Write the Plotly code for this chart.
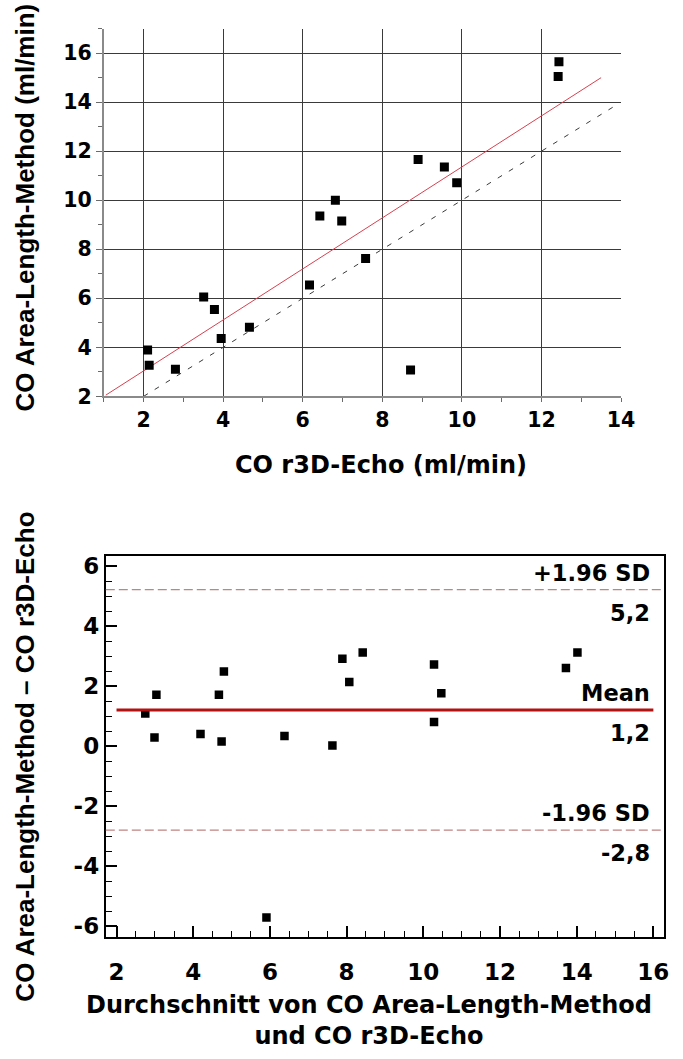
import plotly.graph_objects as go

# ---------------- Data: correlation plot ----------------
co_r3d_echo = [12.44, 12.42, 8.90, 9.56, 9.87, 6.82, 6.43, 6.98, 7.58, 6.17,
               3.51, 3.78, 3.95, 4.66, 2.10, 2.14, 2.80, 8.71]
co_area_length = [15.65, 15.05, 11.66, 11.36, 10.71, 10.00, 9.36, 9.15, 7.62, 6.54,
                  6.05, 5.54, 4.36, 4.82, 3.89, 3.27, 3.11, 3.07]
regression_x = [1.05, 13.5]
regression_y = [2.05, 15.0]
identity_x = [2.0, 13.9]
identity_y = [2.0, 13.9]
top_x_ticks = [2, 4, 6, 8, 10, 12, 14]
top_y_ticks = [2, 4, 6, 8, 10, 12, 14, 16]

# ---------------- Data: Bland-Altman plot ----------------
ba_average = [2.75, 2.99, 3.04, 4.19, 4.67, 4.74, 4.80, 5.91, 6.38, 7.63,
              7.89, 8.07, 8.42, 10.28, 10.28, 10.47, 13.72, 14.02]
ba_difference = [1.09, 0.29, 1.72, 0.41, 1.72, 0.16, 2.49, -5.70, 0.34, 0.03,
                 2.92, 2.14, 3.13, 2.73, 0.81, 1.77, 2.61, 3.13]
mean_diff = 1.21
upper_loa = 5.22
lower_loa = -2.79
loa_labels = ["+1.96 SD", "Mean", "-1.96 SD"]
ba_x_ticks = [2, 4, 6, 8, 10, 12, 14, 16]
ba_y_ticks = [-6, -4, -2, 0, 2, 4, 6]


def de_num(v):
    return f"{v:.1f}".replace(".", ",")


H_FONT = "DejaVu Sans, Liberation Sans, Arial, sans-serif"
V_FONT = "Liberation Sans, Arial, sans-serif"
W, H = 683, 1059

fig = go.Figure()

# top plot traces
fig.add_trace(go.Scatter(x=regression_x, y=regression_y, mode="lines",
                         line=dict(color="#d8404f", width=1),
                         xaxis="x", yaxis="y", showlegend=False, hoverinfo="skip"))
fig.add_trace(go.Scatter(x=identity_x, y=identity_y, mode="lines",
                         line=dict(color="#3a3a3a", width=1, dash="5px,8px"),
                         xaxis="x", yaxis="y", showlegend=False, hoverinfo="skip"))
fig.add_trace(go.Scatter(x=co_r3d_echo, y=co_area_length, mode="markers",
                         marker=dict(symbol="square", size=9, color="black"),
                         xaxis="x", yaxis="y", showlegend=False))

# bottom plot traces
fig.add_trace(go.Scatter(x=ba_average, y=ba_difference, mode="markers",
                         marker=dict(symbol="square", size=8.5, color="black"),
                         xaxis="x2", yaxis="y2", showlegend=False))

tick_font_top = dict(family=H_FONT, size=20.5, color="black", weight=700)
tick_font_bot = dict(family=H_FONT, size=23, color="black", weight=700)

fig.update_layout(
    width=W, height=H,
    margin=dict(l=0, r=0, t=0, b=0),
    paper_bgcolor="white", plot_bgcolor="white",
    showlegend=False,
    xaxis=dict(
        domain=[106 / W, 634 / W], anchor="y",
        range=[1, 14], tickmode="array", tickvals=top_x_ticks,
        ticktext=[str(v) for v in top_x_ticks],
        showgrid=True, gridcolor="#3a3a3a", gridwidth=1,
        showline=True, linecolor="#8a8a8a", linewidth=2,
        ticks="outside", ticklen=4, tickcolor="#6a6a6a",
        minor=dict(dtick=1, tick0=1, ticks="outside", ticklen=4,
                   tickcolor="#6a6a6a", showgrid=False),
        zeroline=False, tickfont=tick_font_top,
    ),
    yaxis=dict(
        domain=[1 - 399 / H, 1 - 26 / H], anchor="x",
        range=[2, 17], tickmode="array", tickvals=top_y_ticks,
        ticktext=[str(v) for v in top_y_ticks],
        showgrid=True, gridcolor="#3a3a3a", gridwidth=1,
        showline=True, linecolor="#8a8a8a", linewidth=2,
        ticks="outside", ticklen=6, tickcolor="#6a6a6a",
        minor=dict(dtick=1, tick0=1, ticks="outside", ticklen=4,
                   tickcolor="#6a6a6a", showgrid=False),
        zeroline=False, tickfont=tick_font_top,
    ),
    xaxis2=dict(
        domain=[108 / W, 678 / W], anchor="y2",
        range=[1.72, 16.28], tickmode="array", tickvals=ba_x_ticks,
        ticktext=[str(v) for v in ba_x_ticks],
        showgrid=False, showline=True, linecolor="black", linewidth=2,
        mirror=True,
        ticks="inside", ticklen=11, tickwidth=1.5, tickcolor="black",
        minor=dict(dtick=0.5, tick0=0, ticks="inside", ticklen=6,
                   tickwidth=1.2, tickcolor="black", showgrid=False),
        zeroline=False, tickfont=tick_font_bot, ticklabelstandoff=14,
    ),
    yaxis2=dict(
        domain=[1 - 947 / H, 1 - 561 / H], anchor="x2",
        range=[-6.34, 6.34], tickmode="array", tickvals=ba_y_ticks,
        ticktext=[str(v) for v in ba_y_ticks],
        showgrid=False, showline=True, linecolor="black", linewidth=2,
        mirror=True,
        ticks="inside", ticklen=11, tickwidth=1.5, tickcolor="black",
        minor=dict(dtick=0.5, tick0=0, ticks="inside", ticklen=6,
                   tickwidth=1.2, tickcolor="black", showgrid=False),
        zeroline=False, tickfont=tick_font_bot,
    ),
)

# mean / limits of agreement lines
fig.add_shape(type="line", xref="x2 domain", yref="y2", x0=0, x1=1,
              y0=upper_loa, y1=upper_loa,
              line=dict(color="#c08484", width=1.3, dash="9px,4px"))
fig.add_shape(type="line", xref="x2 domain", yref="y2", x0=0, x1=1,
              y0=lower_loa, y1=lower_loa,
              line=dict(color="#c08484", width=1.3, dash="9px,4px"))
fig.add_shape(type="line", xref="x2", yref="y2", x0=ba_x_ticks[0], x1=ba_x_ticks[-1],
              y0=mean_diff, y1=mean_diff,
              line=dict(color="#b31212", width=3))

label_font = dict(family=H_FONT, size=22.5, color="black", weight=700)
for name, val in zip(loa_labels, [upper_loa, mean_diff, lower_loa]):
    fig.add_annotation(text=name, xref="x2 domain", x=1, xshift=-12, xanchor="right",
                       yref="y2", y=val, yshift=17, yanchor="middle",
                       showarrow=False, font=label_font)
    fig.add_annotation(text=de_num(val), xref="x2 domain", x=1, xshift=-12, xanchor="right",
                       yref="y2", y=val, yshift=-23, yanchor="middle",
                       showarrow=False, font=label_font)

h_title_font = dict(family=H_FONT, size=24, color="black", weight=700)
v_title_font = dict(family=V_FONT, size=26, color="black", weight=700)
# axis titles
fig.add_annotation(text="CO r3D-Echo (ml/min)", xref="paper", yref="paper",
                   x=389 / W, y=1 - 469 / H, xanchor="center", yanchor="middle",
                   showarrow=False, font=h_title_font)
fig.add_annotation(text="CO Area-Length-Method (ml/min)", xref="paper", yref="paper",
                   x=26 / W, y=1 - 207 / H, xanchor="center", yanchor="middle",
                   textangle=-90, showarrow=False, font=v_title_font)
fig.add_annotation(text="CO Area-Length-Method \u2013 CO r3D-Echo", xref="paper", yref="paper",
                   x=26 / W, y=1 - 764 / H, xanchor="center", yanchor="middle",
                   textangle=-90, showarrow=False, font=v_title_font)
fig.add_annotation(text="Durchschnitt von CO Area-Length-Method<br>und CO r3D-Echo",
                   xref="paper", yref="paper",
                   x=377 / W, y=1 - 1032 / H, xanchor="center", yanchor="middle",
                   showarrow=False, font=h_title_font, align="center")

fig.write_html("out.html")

========

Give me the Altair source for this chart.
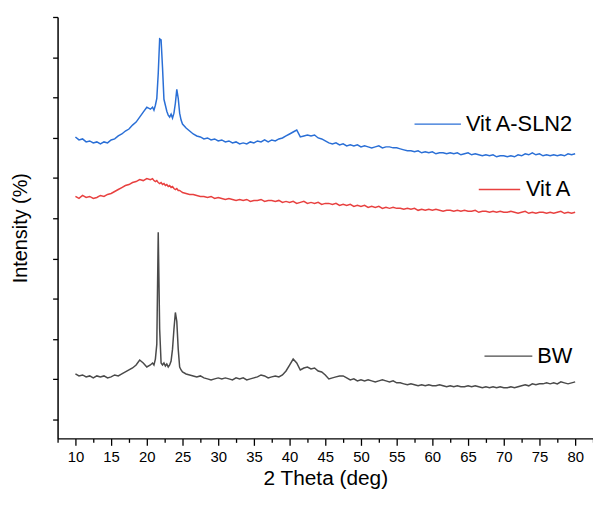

========

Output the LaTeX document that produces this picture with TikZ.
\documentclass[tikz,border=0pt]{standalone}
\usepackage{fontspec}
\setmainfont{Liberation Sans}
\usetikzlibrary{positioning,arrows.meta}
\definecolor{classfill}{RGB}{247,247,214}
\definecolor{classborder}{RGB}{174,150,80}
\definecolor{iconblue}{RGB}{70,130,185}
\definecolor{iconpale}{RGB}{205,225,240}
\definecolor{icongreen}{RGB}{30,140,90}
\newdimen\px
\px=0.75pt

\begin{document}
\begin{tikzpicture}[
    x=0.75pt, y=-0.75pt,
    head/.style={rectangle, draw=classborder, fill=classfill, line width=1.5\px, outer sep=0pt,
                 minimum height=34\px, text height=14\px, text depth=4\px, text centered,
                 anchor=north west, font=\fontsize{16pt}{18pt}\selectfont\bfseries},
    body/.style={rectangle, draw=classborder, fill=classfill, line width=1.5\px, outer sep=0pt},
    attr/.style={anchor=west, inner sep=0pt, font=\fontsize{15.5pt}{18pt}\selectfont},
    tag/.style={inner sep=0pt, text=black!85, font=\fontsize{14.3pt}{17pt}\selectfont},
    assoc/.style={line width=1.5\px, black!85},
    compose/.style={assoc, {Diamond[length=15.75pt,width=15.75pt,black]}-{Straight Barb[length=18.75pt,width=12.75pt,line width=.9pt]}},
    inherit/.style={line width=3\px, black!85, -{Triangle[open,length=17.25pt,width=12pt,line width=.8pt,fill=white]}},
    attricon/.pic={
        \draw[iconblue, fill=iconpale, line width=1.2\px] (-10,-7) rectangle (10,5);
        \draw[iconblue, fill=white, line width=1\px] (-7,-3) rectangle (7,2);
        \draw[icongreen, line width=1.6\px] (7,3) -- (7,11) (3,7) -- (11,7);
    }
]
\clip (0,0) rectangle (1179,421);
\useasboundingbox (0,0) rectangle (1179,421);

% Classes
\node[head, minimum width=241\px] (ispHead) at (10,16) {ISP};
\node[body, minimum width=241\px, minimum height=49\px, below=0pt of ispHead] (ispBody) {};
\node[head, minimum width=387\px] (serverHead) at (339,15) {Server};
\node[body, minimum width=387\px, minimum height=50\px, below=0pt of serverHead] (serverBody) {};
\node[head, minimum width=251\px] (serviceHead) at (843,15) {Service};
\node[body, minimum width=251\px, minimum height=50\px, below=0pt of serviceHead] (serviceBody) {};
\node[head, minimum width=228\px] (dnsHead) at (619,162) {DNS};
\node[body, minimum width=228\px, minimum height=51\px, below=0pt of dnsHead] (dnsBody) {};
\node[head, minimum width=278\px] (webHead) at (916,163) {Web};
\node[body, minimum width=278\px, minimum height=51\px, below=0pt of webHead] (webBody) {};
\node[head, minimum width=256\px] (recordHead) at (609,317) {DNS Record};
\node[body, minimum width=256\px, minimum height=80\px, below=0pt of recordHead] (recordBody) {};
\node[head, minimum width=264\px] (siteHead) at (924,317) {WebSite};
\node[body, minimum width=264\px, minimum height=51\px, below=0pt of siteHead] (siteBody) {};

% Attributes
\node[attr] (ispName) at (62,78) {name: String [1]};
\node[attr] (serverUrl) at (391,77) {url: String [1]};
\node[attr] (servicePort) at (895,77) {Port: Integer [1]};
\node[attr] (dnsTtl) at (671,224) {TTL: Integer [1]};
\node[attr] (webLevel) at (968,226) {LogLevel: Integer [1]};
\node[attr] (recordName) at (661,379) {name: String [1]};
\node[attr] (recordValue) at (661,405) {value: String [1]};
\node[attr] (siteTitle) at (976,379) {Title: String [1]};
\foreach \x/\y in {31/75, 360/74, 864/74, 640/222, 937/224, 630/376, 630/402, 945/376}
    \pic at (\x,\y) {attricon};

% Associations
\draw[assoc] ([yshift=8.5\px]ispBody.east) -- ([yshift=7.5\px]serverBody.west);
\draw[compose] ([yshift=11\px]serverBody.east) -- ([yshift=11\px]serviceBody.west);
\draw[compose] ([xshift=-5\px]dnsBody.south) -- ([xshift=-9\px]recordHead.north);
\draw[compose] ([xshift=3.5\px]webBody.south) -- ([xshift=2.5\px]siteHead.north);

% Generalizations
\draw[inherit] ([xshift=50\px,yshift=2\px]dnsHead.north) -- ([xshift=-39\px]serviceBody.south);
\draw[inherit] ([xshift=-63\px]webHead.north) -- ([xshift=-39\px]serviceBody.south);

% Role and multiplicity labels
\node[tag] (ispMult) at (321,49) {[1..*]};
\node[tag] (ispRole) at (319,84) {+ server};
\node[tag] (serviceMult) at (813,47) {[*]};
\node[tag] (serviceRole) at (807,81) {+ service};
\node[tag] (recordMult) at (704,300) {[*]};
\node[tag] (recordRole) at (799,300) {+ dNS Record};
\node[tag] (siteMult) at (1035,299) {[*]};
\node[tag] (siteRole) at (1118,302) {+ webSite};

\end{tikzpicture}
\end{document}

========

» Requirement: Extract exactly, and only, the lines from the one with "Write the Plotly code for this chart." to the one with "import plotly.graph_objects as go", both ends counted. Leave the images behind.

» Written reply:
Write the Plotly code for this chart.
import plotly.graph_objects as go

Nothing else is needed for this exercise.